One thing that I’ve been adamant about for the almost 30 years that I’ve been teaching in music colleges is that no student should ever play like they’re in an exam. The idea that the skills and awareness that they are accumulating through study should be presented merely as a demonstration of those skills to an examiner is a massively missed opportunity to frame every assessment opportunity contextually.
This has been part of how I teach bass privately for decades, to put any exercise in a context as soon as possible – to take a technical exercise away from the realm of ‘is this correct’ and into the aesthetic space of ‘is this good?’ as soon as possible, returning to the more analytical space when the contextual work reveals areas of weakness or a lack of clarity over elements of the work.
So back to exams – the work that we as teachers, tutors, lecturers put in to help the students towards true excellence is vital to the students finding the inspiration to develop a practice that doesn’t just pass assessment criteria but puts art out into the world that is worthy of attention and an audience. Every specific set of assessment criteria is an invitation to contextualise, to talk about what this means to us as creative practitioners, as professionals, as collaborators, as artists with an audience and engaged in the work of audience development. Without that context, we’re robbing them of the meaning behind the attention they’re giving to their practice.
The reasons for this are both obvious and manifold. Art produced solely to pass an exam is literally worthless, on a metaphysical level. What a moribund aspiration it is to aim solely to pass an assessment. The assessment should be a benchmark against which to measure a performance, a composition, an interpretation, the demonstration of ability to execute music to a high standard, but it’s the performance that matters, the composition that matters.
At the beginning of every new academic year I invite my students to be ‘open to the possibility of greatness’. Not as a pressure, but as a moment of recognition that greatness doesn’t happen by accident, and the journey towards it is what makes both education and creative practice worthwhile. There is zero value in intentional mediocrity.
So in what way is your work an invitation to the possibility of greatness? How are you shepherding them towards an understanding of both what it takes to be great, and what the payoff is of that work? The metaphysical purpose of showing up as your best self in a world that will so often attempt to rob you of your originality and value.
Like every area of education in the UK and beyond, music education is facing pressures of privatisation, economic extraction and the collapse of the journey of critical thinking that ought to begin in school and extend to PhDs and beyond… But while we’re in a room with a bunch of students, our task is still to try and inspire and guide them towards making meaning in the world. Anything less is a travesty.

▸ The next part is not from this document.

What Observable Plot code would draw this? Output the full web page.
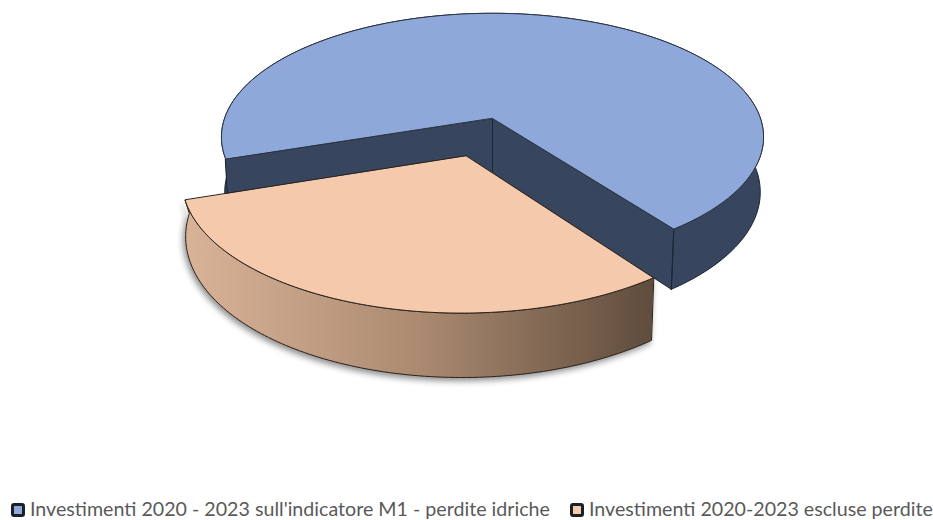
<!DOCTYPE html>
<html>
<head>
<meta charset="utf-8">
<script src="https://cdn.jsdelivr.net/npm/d3@7"></script>
<script src="https://cdn.jsdelivr.net/npm/@observablehq/plot@0.6"></script>
<style>
  html, body { margin: 0; padding: 0; background: #fff; }
  #wrap { position: relative; width: 933px; height: 520px; overflow: hidden; }
  #chart svg { display: block; }
  g[aria-description="orange wall"] { filter: drop-shadow(-2px 3px 3px rgba(0,0,0,.45)); }
  .item { position: absolute; top: 497px; height: 23px; line-height: 23px; white-space: nowrap;
          font-family: Lato, sans-serif; font-size: 19.65px; color: #595959; }
  .sw { position: absolute; top: 6px; width: 8px; height: 8px; border: 3px solid #1b1f26; border-radius: 3px; }
</style>
</head>
<body>
<div id="wrap"><div id="chart"></div></div>
<script>
const categories = ["Investimenti 2020 - 2023 sull'indicatore M1 - perdite idriche", "Investimenti 2020-2023 escluse perdite"];
const shares = [70, 30];
const topColors = ["#8ea8da", "#f5c9ab"];
const wallColors = ["#37465e", "#5f4c3c"];
const explode = [0, 0.31];
const legendX = [11, 570];
const svgHeight = 495;

// Perspective view of a unit disc of unit thickness
const project = ([X, Y, Z]) => {
  const w = 1 - 0.15 * Y + 0.012 * Z;
  return {x: 492 + 268 * X / w, y: 118 + (121 * Y + 55 * Z) / w};
};
const rad = (d) => d * Math.PI / 180;
const total = d3.sum(shares);
const startDeg = 53.5;                       // where the small slice starts
const sweep = shares[1] / total * 360;
const endDeg = startDeg + sweep;
const midDeg = (startDeg + endDeg) / 2;

const centre = (k) => [explode[k] * Math.cos(rad(midDeg)), explode[k] * Math.sin(rad(midDeg))];
const rim = (k, deg, z) => {
  const c = centre(k);
  return project([c[0] + Math.cos(rad(deg)), c[1] + Math.sin(rad(deg)), z]);
};
const axis = (k, z) => project([...centre(k), z]);
const arc = (k, a, b, z) => d3.range(0, 121).map((i) => rim(k, a + (b - a) * i / 120, z));

// slice ranges
const blueFrom = startDeg, blueTo = endDeg - 360;
const orangeFrom = startDeg, orangeTo = endDeg;

const blueOuter = [...arc(0, blueFrom, blueTo, 0), ...arc(0, blueTo, blueFrom, 1)];
const blueInner = [rim(0, blueTo, 0), axis(0, 0), rim(0, blueFrom, 0), rim(0, blueFrom, 1), axis(0, 1), rim(0, blueTo, 1)];
const blueTop = [axis(0, 0), ...arc(0, blueFrom, blueTo, 0)];
const orangeOuter = [...arc(1, orangeFrom, orangeTo, 0), ...arc(1, orangeTo + 18, orangeFrom, 1)];
const orangeTop = [axis(1, 0), ...arc(1, orangeFrom, orangeTo, 0)];

const poly = (pts, fill, stroke, label) => Plot.line(pts, {
  x: "x", y: "y", fill, stroke, strokeWidth: 1, curve: "linear-closed", ariaDescription: label, strokeLinejoin: "round"
});
const edge = (pts, stroke) => Plot.line(pts, {x: "x", y: "y", stroke, strokeWidth: 1});

const chart = Plot.plot({
  width: 933, height: svgHeight, margin: 0,
  x: {domain: [0, 933], range: [0, 933], axis: null},
  y: {domain: [0, svgHeight], range: [0, svgHeight], axis: null},
  style: {background: "#fff"},
  marks: [
    () => {
      const defs = d3.create("svg:defs");
      const g = defs.append("linearGradient").attr("id", "wallGrad")
        .attr("x1", 0).attr("x2", 1).attr("y1", 0).attr("y2", 0);
      g.append("stop").attr("offset", "0%").attr("stop-color", "#d9b398");
      g.append("stop").attr("offset", "50%").attr("stop-color", "#ab8a71");
      g.append("stop").attr("offset", "100%").attr("stop-color", wallColors[1]);
      return defs.node();
    },
    poly(blueOuter, wallColors[0], "#1d2733", "blue wall"),
    poly(blueInner, wallColors[0], "#1d2733", "blue inner wall"),
    edge([axis(0, 0), axis(0, 1)], "#1d2733"),
    edge([rim(0, blueFrom, 0), rim(0, blueFrom, 1)], "#1d2733"),
    poly(blueTop, topColors[0], "#2b3442", "blue top"),
    poly(orangeOuter, "url(#wallGrad)", "#2a211a", "orange wall"),
    poly(orangeTop, topColors[1], "#2a211a", "orange top")
  ]
});
document.getElementById("chart").appendChild(chart);

const wrap = document.getElementById("wrap");
categories.forEach((c, i) => {
  const it = document.createElement("div");
  it.className = "item";
  it.style.left = legendX[i] + "px";
  const sw = document.createElement("span");
  sw.className = "sw";
  sw.style.left = "0px";
  sw.style.background = topColors[i];
  const t = document.createElement("span");
  t.textContent = c;
  t.style.marginLeft = "19px";
  it.append(sw, t);
  wrap.appendChild(it);
});
</script>
</body>
</html>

So back to our initial frame – it’s imperative that every assessment is presented as an opportunity to develop practice, to perform, to imagine an audience and play to them. Practically this means thinking about staging, costume, introductions, entrances, exits. Make this a part of everything. There’s no reason not to.
And the associated benefit for us? We get to think about what makes OUR work meaningful, how do we perform? What are we doing to inspire them? Everybody wins.